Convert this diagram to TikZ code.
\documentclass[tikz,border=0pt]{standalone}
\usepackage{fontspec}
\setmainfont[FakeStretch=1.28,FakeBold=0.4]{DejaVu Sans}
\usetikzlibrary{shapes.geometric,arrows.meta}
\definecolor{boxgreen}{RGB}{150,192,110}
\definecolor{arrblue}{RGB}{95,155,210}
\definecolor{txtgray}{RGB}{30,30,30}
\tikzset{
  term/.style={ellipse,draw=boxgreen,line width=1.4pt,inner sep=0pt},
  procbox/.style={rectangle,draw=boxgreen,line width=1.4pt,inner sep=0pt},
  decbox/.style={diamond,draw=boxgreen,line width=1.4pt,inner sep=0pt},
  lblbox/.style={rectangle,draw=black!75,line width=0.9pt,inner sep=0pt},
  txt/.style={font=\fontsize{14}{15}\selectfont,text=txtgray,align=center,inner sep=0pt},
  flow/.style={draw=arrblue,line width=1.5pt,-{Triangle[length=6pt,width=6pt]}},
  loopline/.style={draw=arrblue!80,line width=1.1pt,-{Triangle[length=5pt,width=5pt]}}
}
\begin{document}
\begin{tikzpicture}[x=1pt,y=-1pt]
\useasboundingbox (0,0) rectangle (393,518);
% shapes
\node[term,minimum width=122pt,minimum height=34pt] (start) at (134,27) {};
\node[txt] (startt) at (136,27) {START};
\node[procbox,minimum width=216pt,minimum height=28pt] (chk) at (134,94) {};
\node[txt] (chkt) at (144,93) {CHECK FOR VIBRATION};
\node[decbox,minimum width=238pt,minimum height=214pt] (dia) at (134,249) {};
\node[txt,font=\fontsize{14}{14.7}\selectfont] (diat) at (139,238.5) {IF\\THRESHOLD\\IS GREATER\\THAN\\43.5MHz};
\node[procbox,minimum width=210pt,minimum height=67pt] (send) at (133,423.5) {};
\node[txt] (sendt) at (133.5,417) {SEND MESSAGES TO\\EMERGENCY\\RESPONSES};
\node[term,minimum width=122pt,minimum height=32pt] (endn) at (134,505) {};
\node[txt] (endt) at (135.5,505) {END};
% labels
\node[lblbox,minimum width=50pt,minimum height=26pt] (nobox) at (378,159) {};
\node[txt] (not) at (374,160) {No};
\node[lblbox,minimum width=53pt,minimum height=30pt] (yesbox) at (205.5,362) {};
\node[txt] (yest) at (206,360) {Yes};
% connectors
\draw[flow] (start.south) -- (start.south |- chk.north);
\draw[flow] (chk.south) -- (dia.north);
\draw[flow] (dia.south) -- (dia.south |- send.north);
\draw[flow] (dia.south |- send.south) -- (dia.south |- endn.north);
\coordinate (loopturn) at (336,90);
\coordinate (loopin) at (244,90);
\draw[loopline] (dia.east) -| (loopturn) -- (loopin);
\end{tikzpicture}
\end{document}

···

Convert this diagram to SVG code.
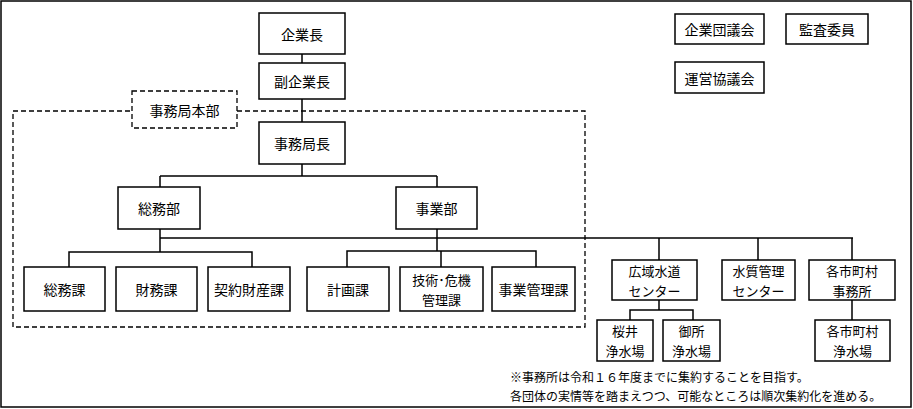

···

What is needed
Going through the data, tally the lines containing "diagram" and report only the result.

Task answer
2